Date of Award


Degree Type


Degree Name

Master of Arts (MA)


Communication and Rhetorical Studies


Kendall Phillips


Consumption, Cultural Ritual, Hegemony, Resistance

Subject Categories



This thesis analyzes Black Friday media, consumption, and resistance spaces to interrogate the construction of and opposition to the hegemonic consumer. In order to investigate hegemonic consumerism, my work is divided into three chapters in which I perform a rhetorical critique of Black Friday spaces: mediated space, consumptive space, and resistance space. In the first chapter, I analyze mediated space, offering a close analysis of 10 Black Friday commercials to identify mediated constructions of the hegemonic consumer. In the second chapter, I employ ethnographic research to assess consumptive space, specifically the retail space of Target on Black Friday to engage an analysis of the rhetoric of consumption and enactment of the hegemonic consumer. The third chapter offers a rhetorical critique of "What Would Jesus Buy?," a documentary featuring anti-consumption activists Reverend Billy and the Church of Stop Shopping, to examine resistance space that thwarts the mediated and consumptive hegemonic consumer.

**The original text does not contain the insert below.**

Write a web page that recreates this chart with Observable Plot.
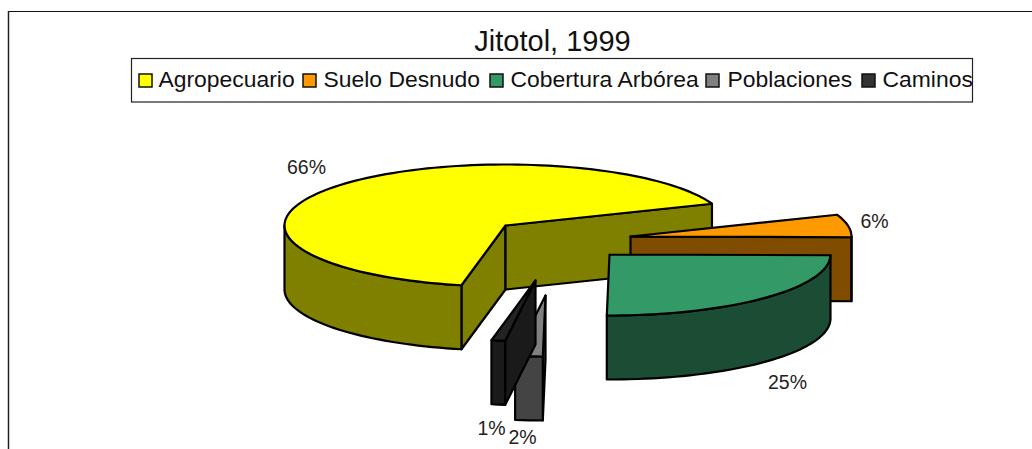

The mediated and consumptive spaces simultaneously contribute to the contemporary construct of the hegemonic consumer. In both spaces, the hegemonic consumer demonstrates their cultural values through their consumptive behavior. The resistance space problematizes both the construct and the enactment of the hegemonic consumer. Through the trajectory of three Black Friday textual artifacts, my goal is to identify how the hegemonic consumer occupies mediated, consumptive, and resistance spaces. The mediated hegemonic consumer does more than maintain normative public values; the hegemonic consumer also calls upon subjects to fulfill the role through consumptive enactment. When the hegemonic consumer is resisted and problematized, consumptive acts continue to persist as components to the proposed alternative - Reverend Billy's ideal consumer still consumes, but does so to aid others and uphold the nostalgic Christmas. Through media, cultural rituals, and even resistance efforts, consumption is illuminated as an integral public value.